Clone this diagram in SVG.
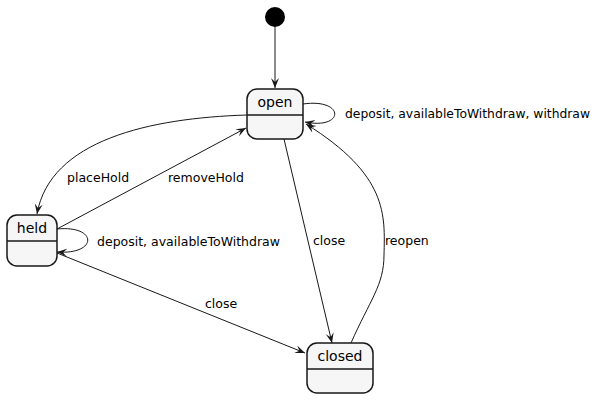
<svg xmlns="http://www.w3.org/2000/svg" width="601" height="403" viewBox="0 0 601 403">
<defs>
<style>
.st rect{fill:#F6F6F6;stroke:#181818;stroke-width:1.5}
.st line{stroke:#181818;stroke-width:1.5}
.nm{font-family:"DejaVu Sans",sans-serif;font-size:14px;fill:#000;text-anchor:middle}
.lb{font-family:"DejaVu Sans",sans-serif;font-size:12.5px;fill:#000}
.e{fill:none;stroke:#181818;stroke-width:1;marker-end:url(#ah)}
</style>
<marker id="ah" viewBox="0 0 10 10" refX="10" refY="5" markerWidth="10" markerHeight="10" markerUnits="userSpaceOnUse" orient="auto">
<path d="M0,1 L10,5 L0,9 L4,5 Z" fill="#181818"/>
</marker>
</defs>
<g id="start"><circle cx="275" cy="17" r="10" fill="#000"/></g>
<g id="open" class="st"><rect x="247" y="89" width="56" height="50" rx="10"/><line x1="247" y1="115" x2="303" y2="115"/><text class="nm" x="275" y="107">open</text></g>
<g id="held" class="st"><rect x="7" y="215" width="50" height="51" rx="10"/><line x1="7" y1="241" x2="57" y2="241"/><text class="nm" x="32" y="233">held</text></g>
<g id="closed" class="st"><rect x="307" y="343" width="66" height="50" rx="10"/><line x1="307" y1="369" x2="373" y2="369"/><text class="nm" x="340" y="361">closed</text></g>
<g id="edges">
<path class="e" d="M275,27 L275,88"/>
<path class="e" d="M303,104 C345,98 345,130 305,122"/>
<text class="lb" x="345" y="118" textLength="245" lengthAdjust="spacingAndGlyphs">deposit, availableToWithdraw, withdraw</text>
<path class="e" d="M247,115 C150,118 50,140 37,214"/>
<text class="lb" x="67" y="182">placeHold</text>
<path class="e" d="M57,229 L246,128"/>
<text class="lb" x="168" y="182">removeHold</text>
<path class="e" d="M57,229 C98,225 98,255 57,252"/>
<text class="lb" x="97" y="246" textLength="183" lengthAdjust="spacingAndGlyphs">deposit, availableToWithdraw</text>
<path class="e" d="M57,253 L305,353"/>
<text class="lb" x="205" y="308">close</text>
<path class="e" d="M284,139 L332,343"/>
<text class="lb" x="313" y="245">close</text>
<path class="e" d="M351,343 C370,300 384,285 384,255 C385,215 388,175 306,124"/>
<text class="lb" x="385" y="245">reopen</text>
</g>
</svg>
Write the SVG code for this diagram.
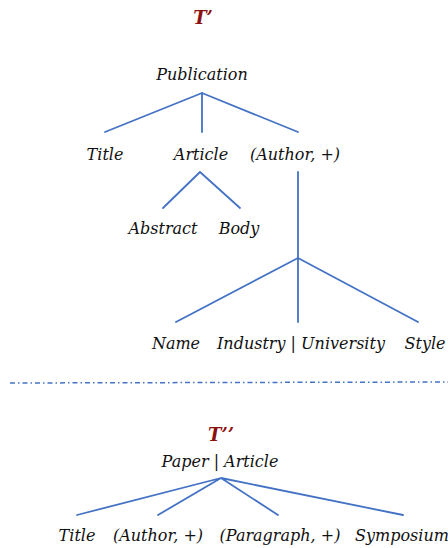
<svg xmlns="http://www.w3.org/2000/svg" width="448" height="548" viewBox="0 0 448 548">
  <style>
    .lbl { font-family: "DejaVu Serif", "Liberation Serif", serif; font-style: italic; font-size: 16px; fill: #111111; text-anchor: middle; }
    .ttl { font-family: "DejaVu Serif", "Liberation Serif", serif; font-style: italic; font-weight: bold; font-size: 18px; fill: #8b1010; text-anchor: middle; }
    .edge { stroke: #4472c4; stroke-width: 1.8; fill: none; stroke-linecap: round; }
    .sep { stroke: #4472c4; stroke-width: 1.5; stroke-dasharray: 5 3 1.5 3; fill: none; }
  </style>
  <rect width="448" height="548" fill="#ffffff"/>

  <!-- tree T' -->
  <text class="ttl" x="203" y="24">T’</text>

  <g id="connectors">
    <path class="edge" d="M202 93 L105 132 M202 93 L202 132 M202 93 L298 132"/>
    <path class="edge" d="M200 172 L163 208 M200 172 L240 208"/>
    <path class="edge" d="M298 172 L298 258"/>
    <path class="edge" d="M298 258 L176 322 M298 258 L298 322 M298 258 L418 322"/>
    <path class="edge" d="M221 478 L77 515 M221 478 L158 515 M221 478 L278 515 M221 478 L403 515"/>
  </g>

  <g id="publication"><text class="lbl" x="202" y="80">Publication</text></g>
  <g id="title1"><text class="lbl" x="105" y="160">Title</text></g>
  <g id="article"><text class="lbl" x="201" y="160">Article</text></g>
  <g id="author1"><text class="lbl" x="295" y="160">(Author, +)</text></g>
  <g id="abstract"><text class="lbl" x="163" y="234">Abstract</text></g>
  <g id="body"><text class="lbl" x="239" y="234">Body</text></g>
  <g id="name"><text class="lbl" x="176" y="349">Name</text></g>
  <g id="affiliation"><text class="lbl" x="301" y="349">Industry | University</text></g>
  <g id="style"><text class="lbl" x="425" y="349">Style</text></g>

  <!-- separator -->
  <path class="sep" d="M10 383 L448 382"/>

  <!-- tree T'' -->
  <text class="ttl" x="221" y="441">T’’</text>
  <g id="paper"><text class="lbl" x="220" y="467">Paper | Article</text></g>
  <g id="title2"><text class="lbl" x="77" y="541">Title</text></g>
  <g id="author2"><text class="lbl" x="158" y="541">(Author, +)</text></g>
  <g id="paragraph"><text class="lbl" x="280" y="541">(Paragraph, +)</text></g>
  <g id="symposium"><text class="lbl" x="402" y="541">Symposium</text></g>
</svg>
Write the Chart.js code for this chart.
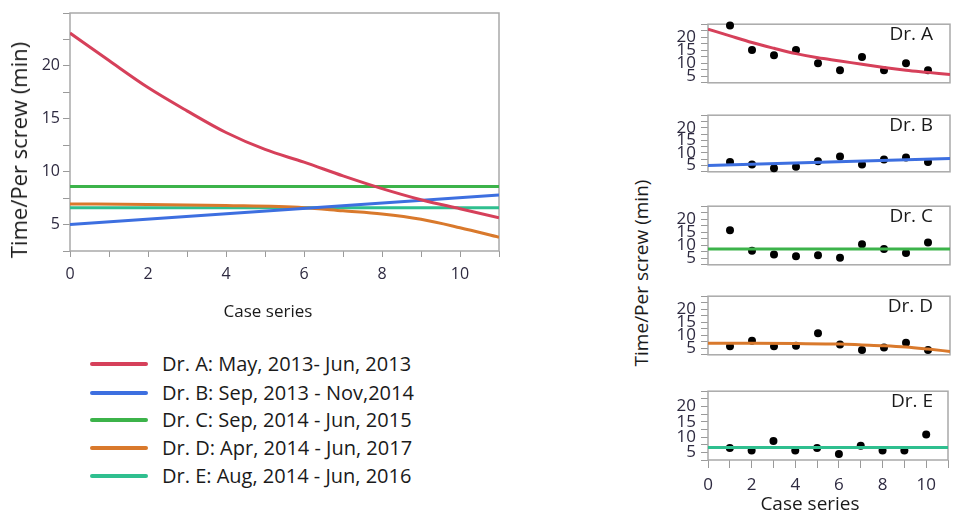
<!DOCTYPE html>
<html>
<head>
<meta charset="utf-8">
<script src="https://cdn.jsdelivr.net/npm/chart.js@4.4.1/dist/chart.umd.min.js"></script>
<style>
  html, body { margin: 0; padding: 0; background: #fff; }
  body { width: 955px; height: 512px; position: relative; overflow: hidden;
         font-family: 'Open Sans', 'Segoe UI', sans-serif; color: #1a1a1a; }
  .box { position: absolute; }
  .txt { position: absolute; white-space: nowrap; transform: translate(-50%, -50%); }
  .rot { transform: translate(-50%, -50%) rotate(-90deg); }
  .tag { position: absolute; font-size: 19px; line-height: 24px; }
  .leg-line { position: absolute; left: 90px; width: 58px; height: 3.5px; border-radius: 2px; }
  .leg-text { position: absolute; left: 162px; font-size: 20px; line-height: 26px; white-space: nowrap; }
</style>
</head>
<body>

<div class="box" style="left:0;top:0;width:520px;height:330px"><canvas id="main"></canvas></div>
<div class="txt rot" style="left:18px;top:150px;font-size:22px">Time/Per screw (min)</div>
<div class="txt" style="left:268px;top:310px;font-size:17px">Case series</div>

<div id="legend"></div>

<div id="panels"></div>
<div class="txt rot" style="left:641px;top:273px;font-size:19px">Time/Per screw (min)</div>
<div class="txt" style="left:810px;top:503px;font-size:19px">Case series</div>

<script>
// fitted curves (main chart + panels)
const fitAX = [0, 1, 2, 3, 4, 5, 6, 7, 8, 9, 10, 11];
const fitA = [23.1, 20.5, 17.95, 15.75, 13.7, 12.1, 10.9, 9.6, 8.4, 7.35, 6.5, 5.65];
const fitBX = [0, 11];
const fitB = [5.0, 7.8];
const fitCX = [0, 11];
const fitC = [8.6, 8.6];
const fitDX = [0, 2, 4, 6, 7, 8, 9, 10, 11];
const fitD = [6.95, 6.9, 6.8, 6.6, 6.3, 6.0, 5.5, 4.7, 3.8];
const fitEX = [0, 11];
const fitE = [6.6, 6.6];

// observed cases per surgeon
const caseX = [1, 2, 3, 4, 5, 6, 7, 8, 9, 10];
const casesA = [24.5, 15.1, 13.1, 15.1, 10.0, 7.3, 12.4, 7.3, 10.0, 7.3];
const casesB = [6.4, 5.4, 3.9, 4.5, 6.7, 8.6, 5.4, 7.4, 8.2, 6.4];
const casesC = [15.8, 7.9, 6.5, 5.8, 6.2, 5.2, 10.4, 8.6, 7.0, 11.1];
const casesD = [5.8, 7.9, 5.8, 6.0, 10.8, 6.5, 4.3, 5.3, 7.1, 4.3];
const casesE = [6.45, 5.6, 8.7, 5.6, 6.45, 4.5, 7.2, 5.6, 5.6, 10.8];

const doctors = ['Dr. A', 'Dr. B', 'Dr. C', 'Dr. D', 'Dr. E'];
const periods = ['May, 2013- Jun, 2013', 'Sep, 2013 - Nov,2014', 'Sep, 2014 - Jun, 2015',
                 'Apr, 2014 - Jun, 2017', 'Aug, 2014 - Jun, 2016'];
const colors = ['#d6405a', '#3d6fe0', '#3cb34a', '#d9792c', '#2fbf8f'];

const yTicks = [5, 10, 15, 20];
const xTicks = [0, 2, 4, 6, 8, 10];

const fits = [[fitAX, fitA], [fitBX, fitB], [fitCX, fitC], [fitDX, fitD], [fitEX, fitE]];
const cases = [casesA, casesB, casesC, casesD, casesE];

function xy(xs, ys) {
  return xs.map((x, i) => ({ x: x, y: ys[i] }));
}

Chart.defaults.font.family = "'Open Sans', 'Segoe UI', sans-serif";
Chart.defaults.color = '#2e2a40';
Chart.defaults.animation = false;

// grey box round the plot area
const framePlugin = {
  id: 'frame',
  beforeDatasetsDraw(chart) {
    const a = chart.chartArea;
    const ctx = chart.ctx;
    ctx.save();
    ctx.strokeStyle = '#a9a9a9';
    ctx.lineWidth = 1.5;
    ctx.strokeRect(a.left, a.top, a.right - a.left, a.bottom - a.top);
    ctx.restore();
  }
};

function fitDataset(i) {
  return {
    data: xy(fits[i][0], fits[i][1]),
    borderColor: colors[i],
    borderWidth: 3,
    pointRadius: 0,
    fill: false,
    cubicInterpolationMode: 'monotone'
  };
}

// main chart
new Chart(document.getElementById('main'), {
  type: 'line',
  data: { datasets: doctors.map((d, i) => fitDataset(i)) },
  plugins: [framePlugin],
  options: {
    responsive: true,
    maintainAspectRatio: false,
    layout: { padding: { top: 13, right: 21, left: 0, bottom: 0 } },
    plugins: { legend: { display: false }, tooltip: { enabled: false } },
    scales: {
      x: {
        type: 'linear', min: 0, max: 11,
        afterFit: s => { s.height = 79; },
        border: { display: false },
        grid: { drawOnChartArea: false, tickLength: 6, color: '#9a9a9a' },
        ticks: { stepSize: 1, autoSkip: false, maxRotation: 0, padding: 8,
                 font: { size: 16 },
                 callback: v => xTicks.includes(v) ? String(v) : '' }
      },
      y: {
        min: 2.5, max: 25,
        afterFit: s => { s.width = 70; },
        border: { display: false },
        grid: { drawOnChartArea: false, tickLength: 7, color: '#9a9a9a' },
        ticks: { stepSize: 2.5, autoSkip: false, padding: 3,
                 font: { size: 16 },
                 callback: v => yTicks.includes(v) ? String(v) : '' }
      }
    }
  }
});

// legend
const legend = document.getElementById('legend');
const legendY = [364, 393, 420, 448, 476];
doctors.forEach((d, i) => {
  const line = document.createElement('div');
  line.className = 'leg-line';
  line.style.top = (legendY[i] - 2) + 'px';
  line.style.background = colors[i];
  legend.appendChild(line);
  const t = document.createElement('div');
  t.className = 'leg-text';
  t.style.top = (legendY[i] - 13) + 'px';
  t.textContent = d + ': ' + periods[i];
  legend.appendChild(t);
});

// small panels
const panelTop = [15, 106, 197, 287, 382];
const panelBottom = [94, 183, 276, 366, 460];
const panels = document.getElementById('panels');

doctors.forEach((d, i) => {
  const last = i === doctors.length - 1;
  const top = panelTop[i] - 6;
  const xh = last ? 40 : 4;
  const h = panelBottom[i] - top + xh;

  const box = document.createElement('div');
  box.className = 'box';
  box.style.cssText = 'left:655px;top:' + top + 'px;width:300px;height:' + h + 'px';
  const cv = document.createElement('canvas');
  box.appendChild(cv);
  panels.appendChild(box);

  const tag = document.createElement('div');
  tag.className = 'tag';
  tag.style.right = '22px';
  tag.style.top = (panelTop[i] + 6) + 'px';
  tag.textContent = d;
  panels.appendChild(tag);

  new Chart(cv, {
    type: 'line',
    data: {
      datasets: [
        fitDataset(i),
        {
          data: xy(caseX, cases[i]),
          showLine: false,
          pointRadius: 4,
          pointBackgroundColor: '#000',
          pointBorderColor: '#000',
          pointBorderWidth: 0,
          clip: false
        }
      ]
    },
    plugins: [framePlugin],
    options: {
      responsive: true,
      maintainAspectRatio: false,
      layout: { padding: { top: 6, right: 5, left: 0, bottom: 0 } },
      plugins: { legend: { display: false }, tooltip: { enabled: false } },
      scales: {
        x: {
          type: 'linear', min: 0, max: 11,
          afterFit: s => { s.height = xh; },
          border: { display: false },
          grid: { display: last, drawOnChartArea: false, tickLength: 8, color: '#9a9a9a' },
          ticks: { display: last, stepSize: 1, autoSkip: false, maxRotation: 0, padding: 7,
                   font: { size: 17 },
                   callback: v => xTicks.includes(v) ? String(v) : '' }
        },
        y: {
          min: 2.5, max: 25,
          afterFit: s => { s.width = 53; },
          border: { display: false },
          grid: { drawOnChartArea: false, tickLength: 7, color: '#9a9a9a' },
          ticks: { stepSize: 2.5, autoSkip: false, padding: 5,
                   font: { size: 17 },
                   callback: v => yTicks.includes(v) ? String(v) : '' }
        }
      }
    }
  });
});
</script>
</body>
</html>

▶ [EXERCISE PROMPT]: Take every line containing the word "code" and copy it.

▶ [FULL OUTPUT]:
Write the SVG code for this diagram.
Write the Chart.js code for this chart.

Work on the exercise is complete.